Tyson expects 10% plus operating margins in chicken for fiscal 2015, after generating a margin of 8.2% during the first nine months of fiscal 2014, as lower grain costs and strong global demand has compensated for flat prices. The 10% margin guidance for chicken is optimistic, especially given the destabilizing nature of Russia's ban, but diversification in beef, pork, and prepared foods is likely to minimize the potential impact of lower margins in chicken on the firm's consolidated results.

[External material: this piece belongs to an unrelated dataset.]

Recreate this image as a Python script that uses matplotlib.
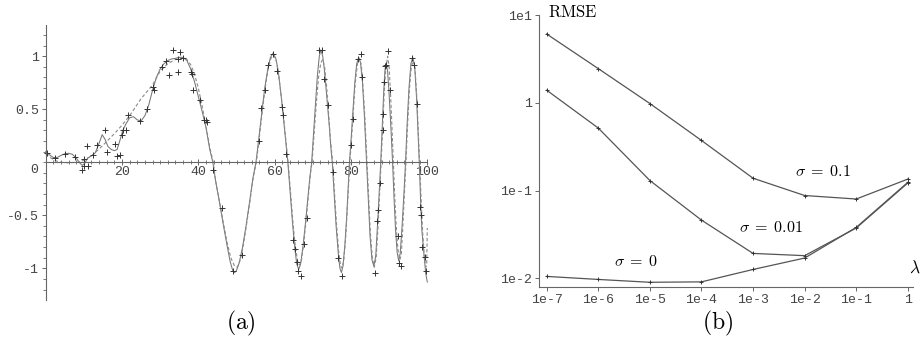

Brazilian companies are likely to benefit but to maintain their cautious international approach about reliance on a single country, due to recurring sanitary bans imposed in the past, notably by Russia. Russia is the primary destination for Brazilian fresh beef and pork. In the second quarter of 2014, the country represented 40% and 23% of total pork and fresh beef exports, respectively. The Russian ban will reinforce Brazilian pricing power in the profitable Russian food market.

Fitch believe Minerva will benefit the most from the recent announcement. Minerva's beef exports represent 68% of its sales, of which 19% goes to CIS countries. BRF SA is the largest Brazilian exporter of poultry but most of its export sales are directed to the Middle East, Asia, Europe and Latin America, limiting any gains from the Russian ban. The impact for JBS will be mixed given the company's ownership of Pilgrim's and exposure to the US local market where pricing will be under pressure.

Rating actions solely as a result of the ban are not anticipated given product and geographic diversification, a history of periodic bans by Russia. Some level of earnings volatility is already factored into ratings.